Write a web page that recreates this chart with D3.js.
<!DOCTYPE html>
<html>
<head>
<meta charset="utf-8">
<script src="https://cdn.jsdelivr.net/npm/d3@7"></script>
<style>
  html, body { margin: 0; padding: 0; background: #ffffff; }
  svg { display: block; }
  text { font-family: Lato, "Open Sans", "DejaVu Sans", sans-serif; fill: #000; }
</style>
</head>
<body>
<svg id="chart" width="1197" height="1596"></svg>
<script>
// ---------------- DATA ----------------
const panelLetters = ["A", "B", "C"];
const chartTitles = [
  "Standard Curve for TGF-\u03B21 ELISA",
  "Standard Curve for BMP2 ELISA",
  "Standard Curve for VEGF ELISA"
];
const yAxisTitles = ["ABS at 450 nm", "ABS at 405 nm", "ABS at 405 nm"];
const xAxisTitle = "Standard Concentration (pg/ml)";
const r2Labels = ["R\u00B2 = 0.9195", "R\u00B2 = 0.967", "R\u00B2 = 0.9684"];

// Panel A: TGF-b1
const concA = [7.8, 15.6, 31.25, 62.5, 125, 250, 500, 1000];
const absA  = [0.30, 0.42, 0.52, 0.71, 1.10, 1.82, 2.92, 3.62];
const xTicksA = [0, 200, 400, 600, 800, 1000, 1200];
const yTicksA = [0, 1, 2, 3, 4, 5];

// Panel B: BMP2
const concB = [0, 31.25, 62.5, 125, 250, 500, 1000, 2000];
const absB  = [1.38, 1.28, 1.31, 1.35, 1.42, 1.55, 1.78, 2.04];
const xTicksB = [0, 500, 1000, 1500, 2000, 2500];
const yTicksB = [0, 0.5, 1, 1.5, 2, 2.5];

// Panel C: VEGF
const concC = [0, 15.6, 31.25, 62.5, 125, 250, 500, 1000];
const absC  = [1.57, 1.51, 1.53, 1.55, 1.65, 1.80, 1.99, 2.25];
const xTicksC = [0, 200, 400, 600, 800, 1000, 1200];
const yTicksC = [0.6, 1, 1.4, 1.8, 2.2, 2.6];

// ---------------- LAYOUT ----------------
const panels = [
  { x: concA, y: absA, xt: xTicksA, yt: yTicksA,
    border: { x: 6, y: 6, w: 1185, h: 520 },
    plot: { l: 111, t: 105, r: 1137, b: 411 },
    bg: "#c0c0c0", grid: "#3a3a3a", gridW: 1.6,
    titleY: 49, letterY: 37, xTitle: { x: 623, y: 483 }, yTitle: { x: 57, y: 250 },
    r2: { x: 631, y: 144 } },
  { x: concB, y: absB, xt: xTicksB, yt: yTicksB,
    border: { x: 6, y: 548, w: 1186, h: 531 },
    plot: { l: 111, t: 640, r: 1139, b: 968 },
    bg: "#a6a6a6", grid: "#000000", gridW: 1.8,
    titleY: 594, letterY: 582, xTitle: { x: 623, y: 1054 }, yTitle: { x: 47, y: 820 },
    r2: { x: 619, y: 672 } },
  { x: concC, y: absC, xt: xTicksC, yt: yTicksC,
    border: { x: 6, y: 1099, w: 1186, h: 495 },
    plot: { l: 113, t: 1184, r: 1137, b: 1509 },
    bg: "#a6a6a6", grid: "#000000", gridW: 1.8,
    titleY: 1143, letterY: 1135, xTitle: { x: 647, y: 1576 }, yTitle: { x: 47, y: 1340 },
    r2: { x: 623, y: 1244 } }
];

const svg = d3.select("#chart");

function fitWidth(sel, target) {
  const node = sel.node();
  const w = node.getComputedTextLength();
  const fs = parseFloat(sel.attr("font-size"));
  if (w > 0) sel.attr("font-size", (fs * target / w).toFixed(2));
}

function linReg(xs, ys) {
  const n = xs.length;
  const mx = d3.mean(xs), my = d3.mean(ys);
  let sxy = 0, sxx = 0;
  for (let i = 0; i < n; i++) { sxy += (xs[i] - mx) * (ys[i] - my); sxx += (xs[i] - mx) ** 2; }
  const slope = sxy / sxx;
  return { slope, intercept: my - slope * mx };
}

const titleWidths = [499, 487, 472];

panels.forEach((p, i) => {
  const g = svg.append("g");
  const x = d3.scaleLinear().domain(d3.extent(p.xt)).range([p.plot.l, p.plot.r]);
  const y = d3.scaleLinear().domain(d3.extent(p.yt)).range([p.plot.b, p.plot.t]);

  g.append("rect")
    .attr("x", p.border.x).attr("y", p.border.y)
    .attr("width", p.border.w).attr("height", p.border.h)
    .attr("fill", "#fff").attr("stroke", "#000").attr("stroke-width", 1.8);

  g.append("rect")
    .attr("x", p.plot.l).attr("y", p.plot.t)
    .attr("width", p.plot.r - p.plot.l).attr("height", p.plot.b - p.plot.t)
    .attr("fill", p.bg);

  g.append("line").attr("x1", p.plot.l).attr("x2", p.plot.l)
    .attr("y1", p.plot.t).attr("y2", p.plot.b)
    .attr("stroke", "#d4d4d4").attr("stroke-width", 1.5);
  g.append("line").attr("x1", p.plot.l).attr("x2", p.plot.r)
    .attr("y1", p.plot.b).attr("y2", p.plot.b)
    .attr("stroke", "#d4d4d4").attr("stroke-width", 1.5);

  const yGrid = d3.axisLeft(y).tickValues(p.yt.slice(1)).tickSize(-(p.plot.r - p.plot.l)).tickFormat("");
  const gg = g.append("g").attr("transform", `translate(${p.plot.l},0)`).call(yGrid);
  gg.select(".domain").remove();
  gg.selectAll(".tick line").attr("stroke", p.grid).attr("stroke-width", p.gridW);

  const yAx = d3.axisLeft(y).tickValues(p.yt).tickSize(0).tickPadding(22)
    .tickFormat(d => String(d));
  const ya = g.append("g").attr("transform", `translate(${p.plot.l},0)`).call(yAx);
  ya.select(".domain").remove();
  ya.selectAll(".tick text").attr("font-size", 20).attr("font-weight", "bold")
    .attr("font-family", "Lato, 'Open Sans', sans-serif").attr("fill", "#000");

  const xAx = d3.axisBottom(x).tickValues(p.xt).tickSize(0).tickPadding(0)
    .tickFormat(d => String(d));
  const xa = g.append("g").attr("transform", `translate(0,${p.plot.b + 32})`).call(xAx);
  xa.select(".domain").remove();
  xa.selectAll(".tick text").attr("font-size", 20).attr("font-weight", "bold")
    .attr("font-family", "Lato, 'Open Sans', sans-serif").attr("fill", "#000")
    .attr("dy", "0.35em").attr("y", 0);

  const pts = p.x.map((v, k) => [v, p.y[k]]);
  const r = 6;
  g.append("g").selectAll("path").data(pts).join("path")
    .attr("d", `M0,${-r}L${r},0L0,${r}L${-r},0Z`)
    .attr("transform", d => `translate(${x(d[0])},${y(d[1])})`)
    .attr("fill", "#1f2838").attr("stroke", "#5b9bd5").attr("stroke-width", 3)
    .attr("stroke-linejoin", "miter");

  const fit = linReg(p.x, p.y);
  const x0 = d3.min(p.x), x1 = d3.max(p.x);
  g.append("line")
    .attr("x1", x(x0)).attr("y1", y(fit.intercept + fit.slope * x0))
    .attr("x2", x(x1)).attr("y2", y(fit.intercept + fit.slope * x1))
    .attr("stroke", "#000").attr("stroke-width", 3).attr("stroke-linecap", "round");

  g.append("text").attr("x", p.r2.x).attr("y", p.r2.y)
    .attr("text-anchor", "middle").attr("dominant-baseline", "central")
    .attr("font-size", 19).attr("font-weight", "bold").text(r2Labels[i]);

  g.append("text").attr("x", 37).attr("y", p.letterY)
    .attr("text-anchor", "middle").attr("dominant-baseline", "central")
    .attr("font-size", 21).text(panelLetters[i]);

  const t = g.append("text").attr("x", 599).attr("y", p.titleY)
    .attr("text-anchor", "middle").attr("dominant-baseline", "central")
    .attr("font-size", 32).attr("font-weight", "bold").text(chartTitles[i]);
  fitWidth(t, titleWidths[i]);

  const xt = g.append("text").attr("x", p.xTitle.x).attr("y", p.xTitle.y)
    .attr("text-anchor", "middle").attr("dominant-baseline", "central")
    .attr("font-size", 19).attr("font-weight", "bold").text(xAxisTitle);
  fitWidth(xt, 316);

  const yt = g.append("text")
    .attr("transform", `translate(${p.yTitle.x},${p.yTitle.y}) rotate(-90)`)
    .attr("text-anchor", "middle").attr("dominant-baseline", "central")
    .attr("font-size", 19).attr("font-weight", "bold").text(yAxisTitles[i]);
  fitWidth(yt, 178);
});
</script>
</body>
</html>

# # #

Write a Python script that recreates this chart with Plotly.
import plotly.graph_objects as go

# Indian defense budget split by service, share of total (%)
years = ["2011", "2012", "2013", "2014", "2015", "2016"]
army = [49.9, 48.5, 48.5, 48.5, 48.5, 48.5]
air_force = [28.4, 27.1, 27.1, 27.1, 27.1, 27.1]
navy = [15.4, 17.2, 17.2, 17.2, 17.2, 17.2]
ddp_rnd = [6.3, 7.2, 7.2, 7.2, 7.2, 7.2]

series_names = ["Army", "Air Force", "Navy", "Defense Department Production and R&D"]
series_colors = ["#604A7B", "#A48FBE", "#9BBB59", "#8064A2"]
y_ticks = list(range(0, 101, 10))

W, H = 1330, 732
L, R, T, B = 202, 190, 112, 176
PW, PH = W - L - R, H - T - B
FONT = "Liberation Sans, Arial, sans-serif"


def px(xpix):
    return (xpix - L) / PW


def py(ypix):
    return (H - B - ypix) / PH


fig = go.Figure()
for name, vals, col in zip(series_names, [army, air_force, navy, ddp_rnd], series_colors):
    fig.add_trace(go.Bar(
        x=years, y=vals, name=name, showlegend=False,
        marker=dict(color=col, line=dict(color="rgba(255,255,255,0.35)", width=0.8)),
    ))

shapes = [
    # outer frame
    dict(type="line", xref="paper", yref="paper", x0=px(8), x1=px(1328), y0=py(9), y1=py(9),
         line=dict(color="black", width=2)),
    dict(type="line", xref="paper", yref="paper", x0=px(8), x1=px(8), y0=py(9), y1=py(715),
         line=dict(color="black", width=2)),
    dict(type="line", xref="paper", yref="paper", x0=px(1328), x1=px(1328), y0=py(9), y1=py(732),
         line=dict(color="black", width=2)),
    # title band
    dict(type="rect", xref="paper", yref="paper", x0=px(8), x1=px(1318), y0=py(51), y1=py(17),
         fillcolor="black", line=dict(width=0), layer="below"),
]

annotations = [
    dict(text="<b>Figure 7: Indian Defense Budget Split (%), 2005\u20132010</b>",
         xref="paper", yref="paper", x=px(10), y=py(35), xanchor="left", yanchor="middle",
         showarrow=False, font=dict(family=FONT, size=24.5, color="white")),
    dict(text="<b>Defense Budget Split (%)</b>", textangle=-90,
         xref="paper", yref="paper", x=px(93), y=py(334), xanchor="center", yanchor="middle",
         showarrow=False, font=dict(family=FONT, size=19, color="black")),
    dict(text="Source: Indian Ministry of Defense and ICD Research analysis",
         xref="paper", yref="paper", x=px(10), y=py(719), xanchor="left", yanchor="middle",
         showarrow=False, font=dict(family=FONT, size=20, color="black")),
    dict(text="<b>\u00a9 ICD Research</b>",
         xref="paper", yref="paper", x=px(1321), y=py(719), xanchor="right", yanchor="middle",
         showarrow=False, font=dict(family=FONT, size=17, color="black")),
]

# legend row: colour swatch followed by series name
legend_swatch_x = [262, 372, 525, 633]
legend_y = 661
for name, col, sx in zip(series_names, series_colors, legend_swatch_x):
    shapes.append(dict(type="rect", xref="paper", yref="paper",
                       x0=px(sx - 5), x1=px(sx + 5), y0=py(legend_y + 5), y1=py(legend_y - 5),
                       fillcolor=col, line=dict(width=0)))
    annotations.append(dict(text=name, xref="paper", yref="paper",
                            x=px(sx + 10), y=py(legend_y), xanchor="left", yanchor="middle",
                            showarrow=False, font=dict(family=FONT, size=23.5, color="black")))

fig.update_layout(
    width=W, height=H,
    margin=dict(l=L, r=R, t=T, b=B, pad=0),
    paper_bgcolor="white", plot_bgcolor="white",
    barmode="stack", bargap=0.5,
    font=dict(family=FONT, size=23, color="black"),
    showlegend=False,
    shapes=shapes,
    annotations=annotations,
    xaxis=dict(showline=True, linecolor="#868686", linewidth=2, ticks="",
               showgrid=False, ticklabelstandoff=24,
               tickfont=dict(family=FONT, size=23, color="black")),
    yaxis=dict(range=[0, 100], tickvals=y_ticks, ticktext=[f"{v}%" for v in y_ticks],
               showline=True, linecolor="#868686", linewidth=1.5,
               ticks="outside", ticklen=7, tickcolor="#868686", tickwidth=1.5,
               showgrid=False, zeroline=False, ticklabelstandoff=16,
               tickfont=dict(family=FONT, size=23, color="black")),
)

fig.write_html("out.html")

# # #

**Instructions for the task**
Identify the lines in the records above that contain the word "with", then state how many there are and nothing more.

**The result**
2